Written request | Collect the lines of the entries where "this" shows up.

· · · ·

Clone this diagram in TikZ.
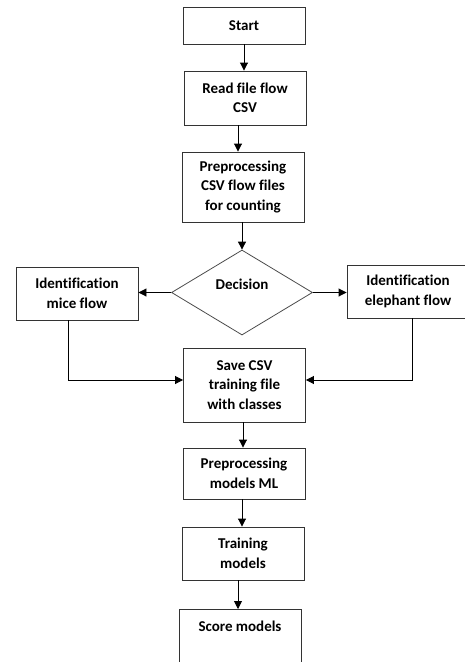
\documentclass[tikz,border=0pt]{standalone}
\usepackage{fontspec}
\setmainfont{Carlito}[Ligatures=CommonOff]
\usetikzlibrary{shapes.geometric,arrows.meta}
\begin{document}
\begin{tikzpicture}[x=1pt,y=-1pt,
  box/.style={draw=black!80, line width=0.9pt, fill=white, font=\bfseries\fontsize{15}{19.5}\selectfont, align=center, inner sep=0pt, minimum width=122pt},
  dia/.style={draw=black!70, line width=0.8pt, diamond, aspect=1.66, minimum width=141pt, minimum height=85pt, inner sep=0pt, font=\bfseries\fontsize{15}{19.5}\selectfont},
  arr/.style={-{Triangle[length=8pt,width=8pt]}, line width=0.9pt, draw=black},
]
\useasboundingbox (0,0) rectangle (465,662);
\clip (0,0) rectangle (465,662);
\fill[white] (0,0) rectangle (465,662);

\node[box, minimum height=37pt] (start) at (244,25.5) {Start};
\node[box, minimum height=54pt] (read) at (245,98) {Read file flow\\CSV};
\node[box, minimum height=70pt] (pre) at (243,187) {Preprocessing\\CSV flow files\\for counting};
\node[dia] (dec) at (242,292.5) {\raisebox{16pt}{Decision}};
\node[box, minimum height=53pt] (mice) at (77,293.5) {Identification\\mice flow};
\node[box, minimum height=53pt] (eleph) at (408,291.5) {Identification\\elephant flow};
\node[box, minimum height=74pt] (save) at (244.5,385) {Save CSV\\training file\\with classes};
\node[box, minimum height=51pt] (pml) at (244,473.5) {Preprocessing\\models ML};
\node[box, minimum height=53pt] (train) at (243,553.5) {Training\\models};
\node[box, anchor=north, text height=22pt, text depth=45pt] (score) at (240,609) {Score models};

\draw[arr] (start.south) -- (start.south |- read.north);
\draw[arr] ([xshift=-7pt]read.south) -- ([xshift=-7pt]read.south |- pre.north);
\draw[arr] (dec.north |- pre.south) -- (dec.north);
\draw[arr] (dec.west) -- (dec.west -| mice.east);
\draw[arr] (dec.east) -- (dec.east -| eleph.west);
\draw[arr] ([xshift=-9pt]mice.south) |- ([yshift=5pt]save.west);
\draw[arr] ([xshift=4pt]eleph.south) |- ([yshift=5pt]save.east);
\draw[arr] ([xshift=-1.5pt]save.south) -- ([xshift=-1.5pt]save.south |- pml.north);
\draw[arr] ([xshift=-2pt]pml.south) -- ([xshift=-2pt]pml.south |- train.north);
\draw[arr] ([xshift=-5pt]train.south) -- ([xshift=-5pt]train.south |- score.north);
\end{tikzpicture}
\end{document}
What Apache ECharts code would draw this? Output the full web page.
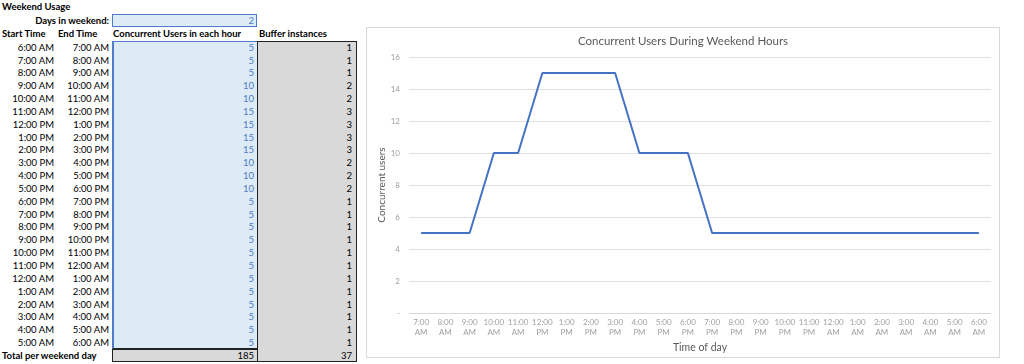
<!DOCTYPE html>
<html><head><meta charset="utf-8">
<script src="https://cdn.jsdelivr.net/npm/echarts@6/dist/echarts.min.js"></script>
<style>
body{margin:0;width:1024px;height:364px;background:#fff;overflow:hidden;font-family:Lato,'Liberation Sans',Arial,sans-serif;font-size:9.5px;color:#000;position:relative}
.t{position:absolute;white-space:nowrap;line-height:13px;height:13px}
.b{font-weight:bold}
.r{text-align:right}
.box{position:absolute;box-sizing:border-box}
#chart{position:absolute;left:366px;top:27px;width:632px;height:329px;border:1px solid #D9D9D9}
</style></head>
<body>
<div id="sheet"></div>
<div id="chart"></div>
<script>
// ---- data ----
const startTimes = ['6:00 AM','7:00 AM','8:00 AM','9:00 AM','10:00 AM','11:00 AM','12:00 PM','1:00 PM','2:00 PM','3:00 PM','4:00 PM','5:00 PM','6:00 PM','7:00 PM','8:00 PM','9:00 PM','10:00 PM','11:00 PM','12:00 AM','1:00 AM','2:00 AM','3:00 AM','4:00 AM','5:00 AM'];
const endTimes = ['7:00 AM','8:00 AM','9:00 AM','10:00 AM','11:00 AM','12:00 PM','1:00 PM','2:00 PM','3:00 PM','4:00 PM','5:00 PM','6:00 PM','7:00 PM','8:00 PM','9:00 PM','10:00 PM','11:00 PM','12:00 AM','1:00 AM','2:00 AM','3:00 AM','4:00 AM','5:00 AM','6:00 AM'];
const concurrentUsers = [5,5,5,10,10,15,15,15,15,10,10,10,5,5,5,5,5,5,5,5,5,5,5,5];
const bufferInstances = [1,1,1,2,2,3,3,3,3,2,2,2,1,1,1,1,1,1,1,1,1,1,1,1];
const daysInWeekend = 2;
const totalUsers = 185;
const totalBuffer = 37;
const yTicks = [0,2,4,6,8,10,12,14,16];

// ---- sheet (table) ----
const sheet = document.getElementById('sheet');
function box(l,t,w,h,style){const d=document.createElement('div');d.className='box';d.style.cssText=`left:${l}px;top:${t}px;width:${w}px;height:${h}px;`+style;sheet.appendChild(d);return d;}
function txt(s,l,t,w,cls,style){const d=document.createElement('div');d.className='t '+(cls||'');d.textContent=s;d.style.cssText=`left:${l}px;top:${t}px;`+(w?`width:${w}px;`:'')+(style||'');sheet.appendChild(d);return d;}

const rowTop = 40.7, rowH = 12.84, nRows = startTimes.length;
const dataBottom = rowTop + rowH*nRows;
const blueTxt = 'color:#4F7BC8;';
box(112,13.5,145,13.5,'background:#DDEBF7;border:1.5px solid #4F7BC8;');
box(112,rowTop,146,dataBottom-rowTop,'background:#DDEBF7;border-left:2px solid #4F7BC8;border-top:1.5px solid #4F7BC8;border-bottom:1.5px solid #222;');
box(257,rowTop,100,dataBottom-rowTop+13.5,'background:#D9D9D9;border:1.5px solid #222;border-bottom:none;');
box(112,dataBottom,146,13.5,'background:#D9D9D9;border:1.5px solid #222;');
box(257,dataBottom+12,100,1.5,'background:#222;');

txt('Weekend Usage',2,0,0,'b');
txt('Days in weekend:',0,14,109,'b r');
txt(String(daysInWeekend),112,14,142,'r',blueTxt);
txt('Start Time',2,27,0,'b');
txt('End Time',58,27,0,'b');
txt('Concurrent Users in each hour',113,27,0,'b');
txt('Buffer instances',259,27,0,'b');
for(let i=0;i<nRows;i++){
  const y = rowTop + i*rowH;
  txt(startTimes[i],0,y,54,'r');
  txt(endTimes[i],56,y,53,'r');
  txt(String(concurrentUsers[i]),112,y,142,'r',blueTxt);
  txt(String(bufferInstances[i]),258,y,94,'r');
}
txt('Total per weekend day',2,dataBottom+0.5,0,'b');
txt(String(totalUsers),112,dataBottom+0.5,142,'r');
txt(String(totalBuffer),258,dataBottom+0.5,94,'r');

// ---- chart ----
const xLabels = endTimes.map(s => s.replace(' ', '\n'));
const chart = echarts.init(document.getElementById('chart'));
const grey = '#595959';
chart.setOption({
  animation:false,
  textStyle:{fontFamily:"Lato,'Liberation Sans',Arial,sans-serif"},
  title:{text:'Concurrent Users During Weekend Hours',left:'center',top:2,
    textStyle:{fontSize:11.5,fontWeight:'normal',color:grey}},
  grid:{left:42,right:8,top:29,bottom:44,outerBoundsMode:'none',containLabel:false},
  xAxis:{type:'category',data:xLabels,boundaryGap:true,
    name:'Time of day',nameLocation:'middle',nameGap:29,nameMoveOverlap:false,
    nameTextStyle:{fontSize:10.5,color:grey},
    axisLine:{show:true,lineStyle:{color:'#D9D9D9'}},
    axisTick:{show:false},
    axisLabel:{interval:0,color:'#A0A0A0',fontSize:8,lineHeight:10,margin:4}},
  yAxis:{type:'value',min:yTicks[0],max:yTicks[yTicks.length-1],interval:yTicks[1]-yTicks[0],
    name:'Concurrent users',nameLocation:'middle',nameRotate:90,nameGap:22,nameMoveOverlap:false,
    nameTextStyle:{fontSize:10,color:grey},
    axisLine:{show:false},axisTick:{show:false},
    splitLine:{lineStyle:{color:'#E0E0E0'}},
    axisLabel:{color:'#A0A0A0',fontSize:8,margin:9,formatter:v=>v===0?'-':String(v)}},
  series:[{type:'line',data:concurrentUsers,symbol:'none',
    lineStyle:{color:'#4472C4',width:2},itemStyle:{color:'#4472C4'}}]
});
</script>
</body></html>
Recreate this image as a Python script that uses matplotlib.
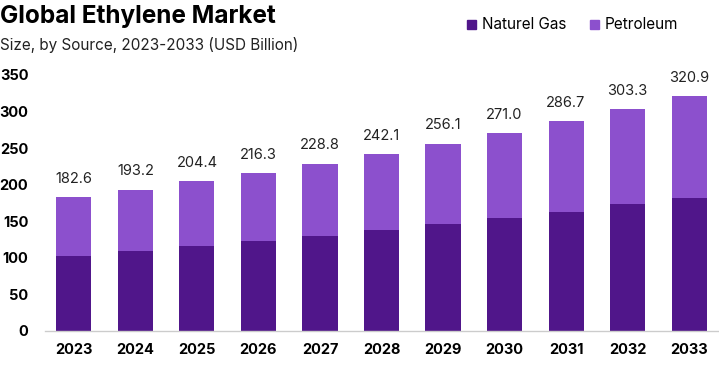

· · · ·

Written answer |
Clone this diagram in TikZ.
What Apache ECharts code would draw this? Output the full web page.
Recreate this image as a Python script that uses matplotlib.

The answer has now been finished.